Following recent headlines on Dubai’s billion-dollar debt problem, there has been a spate of analyses.

Some were very detailed and contained a list of lessons to be learnt by other countries.

One recent and notable analysis emphasises the need for predictable, sustainable, clear and certain policies and argued that it is because of the lack of all those factors that Dubai is currently facing problems.

In other words, the writer is saying that not only is it possible for countries to avoid financial crises, it is also very simple since what is needed is to make sure that the countries’ policies are not unpredictable, not unsustainable, not unclear and not uncertain.

The question that springs to mind will then be: How come all those brilliant Ivy League-educated policy makers in countries that have experienced debt-related financial crises in the past such as Iceland, Britain, south Korea, Indonesia, Thailand, Argentina, Brazil and of course the United States itself (which boasts of having top universities in the world and the most number of Nobel laureates in the field of economics and finance) have not figured out these simple rules in the past?

And come to think of it, if the avoidance of financial crisis is so simple, why do people bother so much in carrying out detailed research in order to prevent their recurrence?

Maybe we should also not be too agonized with the fact that Malaysia has not produced any Nobel Prize winner in the field of economics or finance.

The experience of the US has shown that having the best economics brains in the world is not going to help a country avoid the occurrence of financial crises.

Coming back to Dubai, it is worth pondering why financial crises continue to occur even though there had been so many crises in recent years which ought to have yielded important lessons.

These include the 1987 Black Monday Crash, the 1994 Mexican Financial Crisis, the 1997 Asian Financial Crisis, the 1999 Brazilian Financial Crisis, the 2001 Argentina Financial Crisis and the 2007 US Sub-prime Financial Crisis.

Surely policy makers have had enough data, facts and information at their disposal to help them prevent the occurrence of a financial crisis, especially if it as simple as coming up with policies which are predictable, sustainable, clear and certain.

To be sure, financial crises are not a new phenomenon.

They have been taking place for hundreds of years.

One of the most famous was the Tulip Crisis in Holland which took place in the 1630s.

What happened was that many highly indebted people could not repay their debts, enough to cause a crisis in the Dutch economy.

While the Tulip Crisis was caused by over-speculation in tulip bulbs, in the case of Dubai, the cause is over-speculation in the property sector.

But the essence of the two stories is the same: people got excited with the booming price in a particular sector.

They then borrowed heavily to engage in speculative transactions causing further increase in the size of the speculative ‘bubbles’.

Eventually the bubbles burst and many people became financially unstuck causing a downward spiral of price and more trouble to the economy which eventually led to financial and economic crises.

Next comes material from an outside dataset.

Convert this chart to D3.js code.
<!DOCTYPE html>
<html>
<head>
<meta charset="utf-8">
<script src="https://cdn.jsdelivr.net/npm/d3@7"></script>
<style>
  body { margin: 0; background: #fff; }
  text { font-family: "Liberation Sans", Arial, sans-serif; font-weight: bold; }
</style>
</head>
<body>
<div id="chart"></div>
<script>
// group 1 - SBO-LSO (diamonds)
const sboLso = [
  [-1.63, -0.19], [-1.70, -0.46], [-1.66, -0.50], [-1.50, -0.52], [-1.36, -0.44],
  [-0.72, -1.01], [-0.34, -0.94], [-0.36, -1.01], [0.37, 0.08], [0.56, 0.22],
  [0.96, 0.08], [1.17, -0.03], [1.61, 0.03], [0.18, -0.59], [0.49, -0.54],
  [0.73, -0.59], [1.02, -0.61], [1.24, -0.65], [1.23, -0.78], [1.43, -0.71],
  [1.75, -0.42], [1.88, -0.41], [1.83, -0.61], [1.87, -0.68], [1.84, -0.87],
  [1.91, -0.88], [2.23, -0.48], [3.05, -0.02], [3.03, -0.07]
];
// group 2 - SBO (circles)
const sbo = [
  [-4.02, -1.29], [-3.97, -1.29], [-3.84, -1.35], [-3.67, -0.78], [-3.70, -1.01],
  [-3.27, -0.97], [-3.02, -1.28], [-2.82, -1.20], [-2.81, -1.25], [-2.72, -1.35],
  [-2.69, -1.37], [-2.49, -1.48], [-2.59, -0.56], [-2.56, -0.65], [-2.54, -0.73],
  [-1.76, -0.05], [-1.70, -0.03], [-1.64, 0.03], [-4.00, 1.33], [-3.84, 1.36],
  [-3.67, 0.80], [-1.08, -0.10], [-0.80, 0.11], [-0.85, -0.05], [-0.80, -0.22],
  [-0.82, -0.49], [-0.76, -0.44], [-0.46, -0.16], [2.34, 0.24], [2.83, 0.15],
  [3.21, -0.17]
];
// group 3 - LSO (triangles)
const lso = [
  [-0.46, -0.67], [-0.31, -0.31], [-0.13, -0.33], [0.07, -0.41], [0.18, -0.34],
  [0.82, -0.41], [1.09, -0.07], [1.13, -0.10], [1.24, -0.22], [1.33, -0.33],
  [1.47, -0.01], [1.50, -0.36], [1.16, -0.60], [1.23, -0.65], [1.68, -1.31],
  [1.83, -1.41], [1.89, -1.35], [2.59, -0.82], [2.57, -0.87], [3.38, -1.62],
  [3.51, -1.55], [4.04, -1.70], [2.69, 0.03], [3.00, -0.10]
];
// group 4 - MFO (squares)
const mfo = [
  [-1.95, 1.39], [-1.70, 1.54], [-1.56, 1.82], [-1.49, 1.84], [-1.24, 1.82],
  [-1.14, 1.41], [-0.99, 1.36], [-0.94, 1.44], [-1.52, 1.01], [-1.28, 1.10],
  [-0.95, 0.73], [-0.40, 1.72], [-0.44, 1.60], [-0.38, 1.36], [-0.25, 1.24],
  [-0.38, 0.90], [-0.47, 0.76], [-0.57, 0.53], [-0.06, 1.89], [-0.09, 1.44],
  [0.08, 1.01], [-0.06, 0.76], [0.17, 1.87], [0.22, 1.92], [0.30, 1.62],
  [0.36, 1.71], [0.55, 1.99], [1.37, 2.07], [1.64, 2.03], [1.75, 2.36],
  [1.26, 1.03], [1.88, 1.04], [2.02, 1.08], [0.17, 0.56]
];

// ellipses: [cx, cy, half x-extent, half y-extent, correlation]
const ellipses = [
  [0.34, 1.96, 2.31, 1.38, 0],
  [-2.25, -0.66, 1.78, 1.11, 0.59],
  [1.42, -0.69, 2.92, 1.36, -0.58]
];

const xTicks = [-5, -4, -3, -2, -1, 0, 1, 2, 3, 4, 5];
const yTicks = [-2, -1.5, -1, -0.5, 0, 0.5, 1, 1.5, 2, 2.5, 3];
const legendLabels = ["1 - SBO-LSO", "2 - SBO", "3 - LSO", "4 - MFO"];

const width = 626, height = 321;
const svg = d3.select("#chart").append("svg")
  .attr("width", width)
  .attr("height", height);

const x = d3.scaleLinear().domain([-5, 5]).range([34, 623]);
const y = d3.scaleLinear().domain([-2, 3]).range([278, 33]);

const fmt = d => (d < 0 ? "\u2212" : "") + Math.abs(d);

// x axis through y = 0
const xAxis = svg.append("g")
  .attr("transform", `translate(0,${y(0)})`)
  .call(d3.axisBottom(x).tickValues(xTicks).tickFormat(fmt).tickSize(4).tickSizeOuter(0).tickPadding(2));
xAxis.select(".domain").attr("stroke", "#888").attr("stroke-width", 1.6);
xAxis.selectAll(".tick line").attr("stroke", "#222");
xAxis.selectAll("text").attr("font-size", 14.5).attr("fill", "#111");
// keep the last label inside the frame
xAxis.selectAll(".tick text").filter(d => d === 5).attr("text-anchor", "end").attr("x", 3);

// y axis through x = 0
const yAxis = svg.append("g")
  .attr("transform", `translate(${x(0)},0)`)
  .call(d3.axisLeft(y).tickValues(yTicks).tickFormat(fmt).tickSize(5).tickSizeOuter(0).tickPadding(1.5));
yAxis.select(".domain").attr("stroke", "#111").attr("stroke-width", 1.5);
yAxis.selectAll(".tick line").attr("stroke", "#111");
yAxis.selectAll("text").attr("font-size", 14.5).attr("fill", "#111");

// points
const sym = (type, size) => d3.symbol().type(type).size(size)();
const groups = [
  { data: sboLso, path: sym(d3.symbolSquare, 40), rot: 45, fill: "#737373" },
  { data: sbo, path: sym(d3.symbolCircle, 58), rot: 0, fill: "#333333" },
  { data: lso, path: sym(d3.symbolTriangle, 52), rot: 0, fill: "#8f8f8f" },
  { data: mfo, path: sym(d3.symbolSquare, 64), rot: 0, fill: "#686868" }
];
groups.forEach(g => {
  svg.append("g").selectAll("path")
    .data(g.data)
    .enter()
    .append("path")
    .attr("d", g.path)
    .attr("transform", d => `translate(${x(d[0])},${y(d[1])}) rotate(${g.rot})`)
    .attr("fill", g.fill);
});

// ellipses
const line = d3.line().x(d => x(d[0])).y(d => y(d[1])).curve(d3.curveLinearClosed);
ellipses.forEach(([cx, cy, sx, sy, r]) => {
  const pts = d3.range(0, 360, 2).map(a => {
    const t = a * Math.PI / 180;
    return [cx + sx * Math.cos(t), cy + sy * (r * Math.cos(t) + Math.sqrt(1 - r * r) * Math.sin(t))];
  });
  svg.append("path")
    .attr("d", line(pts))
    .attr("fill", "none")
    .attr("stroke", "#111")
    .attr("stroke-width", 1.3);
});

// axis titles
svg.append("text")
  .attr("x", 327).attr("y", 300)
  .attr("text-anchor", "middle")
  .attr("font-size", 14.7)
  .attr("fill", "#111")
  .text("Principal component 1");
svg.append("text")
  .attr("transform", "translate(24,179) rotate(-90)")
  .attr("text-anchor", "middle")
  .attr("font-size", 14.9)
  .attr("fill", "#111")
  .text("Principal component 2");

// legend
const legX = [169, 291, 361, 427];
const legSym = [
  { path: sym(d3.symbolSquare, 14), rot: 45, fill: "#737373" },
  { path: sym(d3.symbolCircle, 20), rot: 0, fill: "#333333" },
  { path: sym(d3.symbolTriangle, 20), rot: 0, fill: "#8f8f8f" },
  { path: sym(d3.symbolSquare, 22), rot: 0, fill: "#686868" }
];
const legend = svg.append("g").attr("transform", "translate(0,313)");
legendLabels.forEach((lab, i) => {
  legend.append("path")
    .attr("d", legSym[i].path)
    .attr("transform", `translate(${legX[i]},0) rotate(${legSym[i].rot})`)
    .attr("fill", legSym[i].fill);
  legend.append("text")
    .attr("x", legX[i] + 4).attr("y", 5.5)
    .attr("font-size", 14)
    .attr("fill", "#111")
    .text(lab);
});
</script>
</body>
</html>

Strangely enough, however, it seems that this simple lesson on the importance of having predictable, sustainable, clear and certain policies was not easily learnt because well after that episode, financial crises continued to erupt in Europe and the United States.

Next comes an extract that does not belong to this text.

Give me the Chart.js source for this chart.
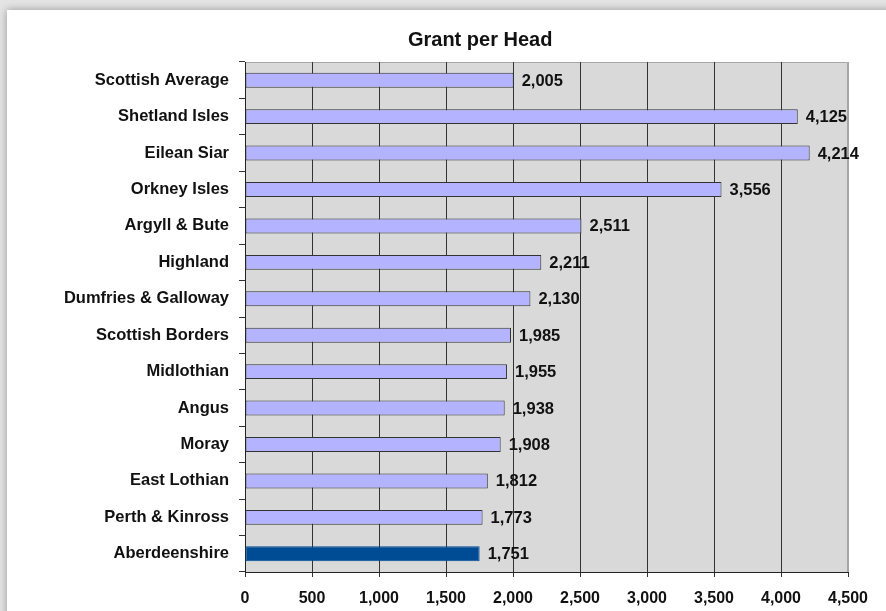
<!DOCTYPE html>
<html>
<head>
<meta charset="utf-8">
<script src="https://cdn.jsdelivr.net/npm/chart.js@4"></script>
<style>
  html, body { margin: 0; padding: 0; background: #e4e4e4; overflow: hidden; }
  #frame { position: absolute; left: 7px; top: 10px; width: 900px; height: 640px; background: #fff; box-shadow: 0 0 8px rgba(0,0,0,0.35); }
  #wrap { position: absolute; left: 0; top: 0; width: 886px; height: 611px; }
</style>
</head>
<body>
<div id="frame"></div>
<div id="wrap"><canvas id="grantChart"></canvas></div>
<script>
const councils = ["Scottish Average","Shetland Isles","Eilean Siar","Orkney Isles","Argyll & Bute","Highland","Dumfries & Galloway","Scottish Borders","Midlothian","Angus","Moray","East Lothian","Perth & Kinross","Aberdeenshire"];
const grantPerHead = [2005,4125,4214,3556,2511,2211,2130,1985,1955,1938,1908,1812,1773,1751];
const xTicks = [0,500,1000,1500,2000,2500,3000,3500,4000,4500];
const chartTitle = "Grant per Head";

const lavender = '#b3b3ff';
const darkBlue = '#004c94';
const fontFam = '"Liberation Sans", Arial, sans-serif';

// grey plot background with light frame on top / right, plus the title
const plotBack = {
	id: 'plotBack',
	beforeDraw(chart){
		let a = chart.chartArea, ctx = chart.ctx;
		ctx.save();
		ctx.fillStyle = '#d9d9d9';
		ctx.fillRect(a.left, a.top, a.right-a.left, a.bottom-a.top);
		ctx.strokeStyle = '#a6a6a6';
		ctx.lineWidth = 1;
		ctx.beginPath();
		ctx.moveTo(a.left, a.top+0.5);
		ctx.lineTo(a.right-0.5, a.top+0.5);
		ctx.lineTo(a.right-0.5, a.bottom);
		ctx.stroke();
		// title sits a bit left of the plot centre
		ctx.font = 'bold 20px ' + fontFam;
		ctx.fillStyle = '#111';
		ctx.textAlign = 'center';
		ctx.textBaseline = 'middle';
		ctx.fillText(chartTitle, a.left + (a.right-a.left)*0.39, 40);
		ctx.restore();
	}
};

// value labels at the end of each bar
const valueLabels = {
	id: 'valueLabels',
	afterDatasetsDraw(chart){
		let ctx = chart.ctx;
		let meta = chart.getDatasetMeta(0);
		ctx.save();
		ctx.font = 'bold 16.5px ' + fontFam;
		ctx.fillStyle = '#111';
		ctx.textAlign = 'left';
		ctx.textBaseline = 'middle';
		for(let i=0;i<meta.data.length;i++){
			let bar = meta.data[i];
			ctx.fillText(grantPerHead[i].toLocaleString('en-US'), bar.x+8, bar.y+1);
		}
		ctx.restore();
	}
};

let ctx = document.getElementById('grantChart').getContext('2d');
let grantGraph = new Chart(ctx, {
	type: 'bar',
	data: {
		labels: councils,
		datasets: [{
			data: grantPerHead,
			backgroundColor: councils.map((c,i) => i==councils.length-1 ? darkBlue : lavender),
			borderColor: councils.map((c,i) => i==councils.length-1 ? darkBlue : '#333'),
			borderWidth: 1,
			borderSkipped: false,
			barPercentage: 0.41,
			categoryPercentage: 1
		}]
	},
	plugins: [plotBack, valueLabels],
	options: {
		indexAxis: 'y',
		responsive: true,
		maintainAspectRatio: false,
		animation: false,
		layout: { padding: { left: 0, right: 38, top: 62, bottom: 0 } },
		plugins: {
			legend: { display: false },
			tooltip: { enabled: false },
			title: { display: false }
		},
		scales: {
			x: {
				min: 0,
				max: 4500,
				afterBuildTicks: axis => { axis.ticks = xTicks.map(v => ({ value: v })); },
				ticks: {
					color: '#111',
					padding: 12,
					font: { family: fontFam, size: 16, weight: 'bold' },
					callback: v => v.toLocaleString('en-US')
				},
				grid: {
					color: c => c.index == xTicks.length-1 ? '#a6a6a6' : '#333',
					tickColor: '#333',
					tickLength: 5,
					lineWidth: 1
				},
				border: { color: '#222', width: 1 },
				afterFit: axis => { axis.height = 39; }
			},
			y: {
				ticks: {
					color: '#111',
					padding: 10,
					font: { family: fontFam, size: 16.5, weight: 'bold' }
				},
				grid: {
					offset: true,
					drawOnChartArea: false,
					color: '#333',
					tickLength: 6
				},
				border: { color: '#222', width: 1 },
				afterFit: axis => { axis.width = 245; }
			}
		}
	}
});
</script>
</body>
</html>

The most famous ones include the 1720 South Sea financial crisis in London, the US panic of 1873, and the Great Depression of the 1930s.

They all have one thing in common.

Many people borrowed money in order to engage in speculative transactions in a variety of assets such as properties and stocks.

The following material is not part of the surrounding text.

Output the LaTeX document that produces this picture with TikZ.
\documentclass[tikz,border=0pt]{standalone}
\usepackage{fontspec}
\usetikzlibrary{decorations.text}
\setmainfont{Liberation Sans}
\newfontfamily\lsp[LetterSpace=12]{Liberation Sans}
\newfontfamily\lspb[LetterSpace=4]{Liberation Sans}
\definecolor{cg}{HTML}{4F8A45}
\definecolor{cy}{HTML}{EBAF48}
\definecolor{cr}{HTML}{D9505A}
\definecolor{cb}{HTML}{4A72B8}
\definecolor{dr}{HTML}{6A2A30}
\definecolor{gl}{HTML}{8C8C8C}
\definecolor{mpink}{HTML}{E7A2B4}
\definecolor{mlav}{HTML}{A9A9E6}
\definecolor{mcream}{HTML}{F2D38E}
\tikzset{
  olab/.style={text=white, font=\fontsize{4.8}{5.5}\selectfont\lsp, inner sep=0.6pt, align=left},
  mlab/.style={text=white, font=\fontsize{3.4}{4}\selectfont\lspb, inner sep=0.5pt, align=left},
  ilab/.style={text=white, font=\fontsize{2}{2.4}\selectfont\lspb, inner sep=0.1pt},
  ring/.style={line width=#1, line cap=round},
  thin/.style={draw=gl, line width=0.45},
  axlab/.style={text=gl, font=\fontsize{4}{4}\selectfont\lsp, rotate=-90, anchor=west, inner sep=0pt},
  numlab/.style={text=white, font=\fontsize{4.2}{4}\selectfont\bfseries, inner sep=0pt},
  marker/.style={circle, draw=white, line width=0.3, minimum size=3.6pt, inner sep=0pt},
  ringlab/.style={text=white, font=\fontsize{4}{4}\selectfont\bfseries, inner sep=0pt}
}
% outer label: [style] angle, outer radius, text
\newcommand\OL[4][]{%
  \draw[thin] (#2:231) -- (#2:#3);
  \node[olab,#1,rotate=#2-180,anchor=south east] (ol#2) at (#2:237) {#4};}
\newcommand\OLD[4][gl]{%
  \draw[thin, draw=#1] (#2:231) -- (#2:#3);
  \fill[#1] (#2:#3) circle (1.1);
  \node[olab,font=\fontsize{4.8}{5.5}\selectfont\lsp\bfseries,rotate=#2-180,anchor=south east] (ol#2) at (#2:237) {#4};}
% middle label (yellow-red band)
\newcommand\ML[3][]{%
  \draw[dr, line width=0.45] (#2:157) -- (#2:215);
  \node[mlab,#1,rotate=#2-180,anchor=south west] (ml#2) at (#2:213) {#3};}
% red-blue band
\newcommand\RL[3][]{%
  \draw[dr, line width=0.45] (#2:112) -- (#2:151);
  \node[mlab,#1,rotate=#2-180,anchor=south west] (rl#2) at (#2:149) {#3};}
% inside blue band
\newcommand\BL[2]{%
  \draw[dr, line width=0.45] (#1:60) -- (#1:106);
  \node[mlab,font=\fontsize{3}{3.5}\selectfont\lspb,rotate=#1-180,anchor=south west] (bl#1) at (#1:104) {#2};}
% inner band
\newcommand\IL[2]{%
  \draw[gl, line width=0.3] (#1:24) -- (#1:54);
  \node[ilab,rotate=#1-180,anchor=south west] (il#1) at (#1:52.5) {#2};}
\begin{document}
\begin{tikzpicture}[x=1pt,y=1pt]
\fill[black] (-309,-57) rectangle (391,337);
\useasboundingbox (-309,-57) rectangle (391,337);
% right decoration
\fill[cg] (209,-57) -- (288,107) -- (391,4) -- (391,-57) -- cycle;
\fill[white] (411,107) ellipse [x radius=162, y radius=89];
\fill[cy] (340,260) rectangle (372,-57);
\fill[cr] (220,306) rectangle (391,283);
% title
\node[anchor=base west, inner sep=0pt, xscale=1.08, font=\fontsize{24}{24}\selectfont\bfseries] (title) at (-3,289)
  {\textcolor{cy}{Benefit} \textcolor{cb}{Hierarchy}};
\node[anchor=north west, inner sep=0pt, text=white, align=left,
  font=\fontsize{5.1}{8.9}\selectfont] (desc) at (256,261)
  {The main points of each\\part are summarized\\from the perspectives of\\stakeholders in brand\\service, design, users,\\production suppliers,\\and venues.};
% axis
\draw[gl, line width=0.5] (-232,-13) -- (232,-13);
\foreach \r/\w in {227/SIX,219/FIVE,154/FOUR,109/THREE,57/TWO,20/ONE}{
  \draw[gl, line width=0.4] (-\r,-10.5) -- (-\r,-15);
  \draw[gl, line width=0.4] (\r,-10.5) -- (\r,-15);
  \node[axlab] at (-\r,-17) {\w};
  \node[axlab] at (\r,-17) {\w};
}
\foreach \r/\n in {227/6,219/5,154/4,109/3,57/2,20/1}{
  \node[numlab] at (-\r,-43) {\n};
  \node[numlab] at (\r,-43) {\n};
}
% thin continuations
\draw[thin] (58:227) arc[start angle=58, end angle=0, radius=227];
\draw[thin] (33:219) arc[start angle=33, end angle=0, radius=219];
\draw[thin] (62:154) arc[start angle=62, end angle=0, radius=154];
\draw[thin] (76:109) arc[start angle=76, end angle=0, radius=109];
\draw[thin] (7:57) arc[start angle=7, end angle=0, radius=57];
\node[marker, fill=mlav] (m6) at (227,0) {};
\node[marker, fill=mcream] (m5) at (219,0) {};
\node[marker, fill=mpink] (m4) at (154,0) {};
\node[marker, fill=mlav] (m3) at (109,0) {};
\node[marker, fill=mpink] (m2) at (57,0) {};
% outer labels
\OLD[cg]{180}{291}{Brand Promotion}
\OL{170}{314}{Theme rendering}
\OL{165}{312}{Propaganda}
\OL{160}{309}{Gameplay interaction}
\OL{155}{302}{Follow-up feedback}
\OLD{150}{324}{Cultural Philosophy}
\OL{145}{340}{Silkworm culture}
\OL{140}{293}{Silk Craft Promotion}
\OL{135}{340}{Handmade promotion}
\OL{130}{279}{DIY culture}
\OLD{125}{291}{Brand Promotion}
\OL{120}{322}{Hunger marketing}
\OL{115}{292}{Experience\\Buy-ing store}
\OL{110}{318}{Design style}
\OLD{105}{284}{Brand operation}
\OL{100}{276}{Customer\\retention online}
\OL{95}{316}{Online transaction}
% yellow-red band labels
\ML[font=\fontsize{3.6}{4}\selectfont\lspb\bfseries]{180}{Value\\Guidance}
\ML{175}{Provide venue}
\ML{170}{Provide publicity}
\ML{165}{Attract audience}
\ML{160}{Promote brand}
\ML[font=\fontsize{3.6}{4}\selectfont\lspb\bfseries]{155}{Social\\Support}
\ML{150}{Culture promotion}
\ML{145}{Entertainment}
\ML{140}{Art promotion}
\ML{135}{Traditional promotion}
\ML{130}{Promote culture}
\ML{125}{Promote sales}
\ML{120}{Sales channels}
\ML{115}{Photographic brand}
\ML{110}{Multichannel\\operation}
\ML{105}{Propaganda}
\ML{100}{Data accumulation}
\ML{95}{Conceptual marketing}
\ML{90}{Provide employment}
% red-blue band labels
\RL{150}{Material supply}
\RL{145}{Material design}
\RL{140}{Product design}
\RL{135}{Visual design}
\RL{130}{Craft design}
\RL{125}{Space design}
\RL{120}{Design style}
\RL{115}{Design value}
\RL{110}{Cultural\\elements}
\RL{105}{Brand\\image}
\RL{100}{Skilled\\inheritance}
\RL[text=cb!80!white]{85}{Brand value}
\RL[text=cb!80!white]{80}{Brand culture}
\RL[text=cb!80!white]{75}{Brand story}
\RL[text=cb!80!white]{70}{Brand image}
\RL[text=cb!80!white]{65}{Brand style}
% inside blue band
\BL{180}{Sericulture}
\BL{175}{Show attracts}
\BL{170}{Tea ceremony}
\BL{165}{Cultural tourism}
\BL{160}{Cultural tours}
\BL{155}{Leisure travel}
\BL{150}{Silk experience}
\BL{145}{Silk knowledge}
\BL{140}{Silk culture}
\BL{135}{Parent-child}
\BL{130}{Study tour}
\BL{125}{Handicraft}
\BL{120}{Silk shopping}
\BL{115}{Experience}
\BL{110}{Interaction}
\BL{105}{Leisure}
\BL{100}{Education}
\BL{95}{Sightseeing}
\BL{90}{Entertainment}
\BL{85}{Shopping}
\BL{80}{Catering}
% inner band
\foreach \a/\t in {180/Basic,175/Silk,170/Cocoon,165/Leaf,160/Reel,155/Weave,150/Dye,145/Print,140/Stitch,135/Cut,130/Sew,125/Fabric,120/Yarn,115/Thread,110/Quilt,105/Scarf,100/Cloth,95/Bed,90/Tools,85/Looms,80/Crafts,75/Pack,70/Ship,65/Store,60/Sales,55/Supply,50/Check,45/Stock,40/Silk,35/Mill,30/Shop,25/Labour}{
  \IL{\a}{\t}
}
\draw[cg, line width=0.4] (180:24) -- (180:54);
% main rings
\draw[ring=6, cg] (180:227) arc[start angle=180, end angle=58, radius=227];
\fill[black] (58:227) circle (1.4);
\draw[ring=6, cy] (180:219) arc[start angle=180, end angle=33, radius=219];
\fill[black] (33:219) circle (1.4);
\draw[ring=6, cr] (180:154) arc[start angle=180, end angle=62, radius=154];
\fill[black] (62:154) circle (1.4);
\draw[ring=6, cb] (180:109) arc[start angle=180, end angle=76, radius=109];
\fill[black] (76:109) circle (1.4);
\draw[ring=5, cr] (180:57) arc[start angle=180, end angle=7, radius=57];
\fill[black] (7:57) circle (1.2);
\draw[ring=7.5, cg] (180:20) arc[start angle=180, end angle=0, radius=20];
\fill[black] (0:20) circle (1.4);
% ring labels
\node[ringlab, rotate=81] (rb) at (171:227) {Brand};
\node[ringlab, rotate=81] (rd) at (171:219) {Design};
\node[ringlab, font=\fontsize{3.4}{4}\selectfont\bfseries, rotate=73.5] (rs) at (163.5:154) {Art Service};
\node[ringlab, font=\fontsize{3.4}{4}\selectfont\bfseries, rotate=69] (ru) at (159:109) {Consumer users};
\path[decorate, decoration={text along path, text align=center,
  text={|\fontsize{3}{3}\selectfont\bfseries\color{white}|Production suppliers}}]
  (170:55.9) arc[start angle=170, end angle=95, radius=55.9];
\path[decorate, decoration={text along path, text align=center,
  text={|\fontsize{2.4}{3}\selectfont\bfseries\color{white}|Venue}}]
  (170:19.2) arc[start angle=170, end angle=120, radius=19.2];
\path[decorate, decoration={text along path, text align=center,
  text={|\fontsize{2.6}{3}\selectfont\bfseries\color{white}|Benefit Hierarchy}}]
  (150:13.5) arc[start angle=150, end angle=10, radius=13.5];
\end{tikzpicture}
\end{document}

These activities led to asset bubbles which eventually burst, resulting in widespread financial insolvencies and, thereby, economic crises.

One notable fact is that these financial crises during the 17th, 18th and 19th centuries took place mostly in Europe or America and not in places such as the Middle East or Southeast Asia.

So a question worth asking is whether in these regions, predictable, sustainable, clear and certain policies were in place to regulate their financial sectors?

Well, obviously that is not true for the simple fact that in these regions, in those eras, had no financial sector to regulate.

In other words, the main reason they did not experience any financial crisis was simply that they did not have any significant financial sector to start with.

Of course eventually they began to develop their own financial sectors and soon they too experienced financial crises.

The most serious one for Southeast Asian countries was the 1997 financial meltdown and just as in the case of other financial crises, it was also a story of debts, speculations and the bursting of asset bubbles.

Truth be told, once a country developed a lending-for-profit sector of its own, there is no avoidance of a financial crisis even if predictable, sustainable, clear and certain policies are in place.

Britain and America are the best examples of this.

As is well known to many, these are two countries which are models to others in terms of financial regulations and supervision.

Nevertheless the fact remains that the same two also happen to be among the ones which are experiencing the worst financial crises in the world.

One very important, maybe the most important, lesson we should learn is that the occurrence of financial and debt crisis is an inevitable outcome of the existence of a lending-for-profit sector.

And the more developed, sophisticated and advanced the sector is, the bigger and more serious will the crisis inevitably be.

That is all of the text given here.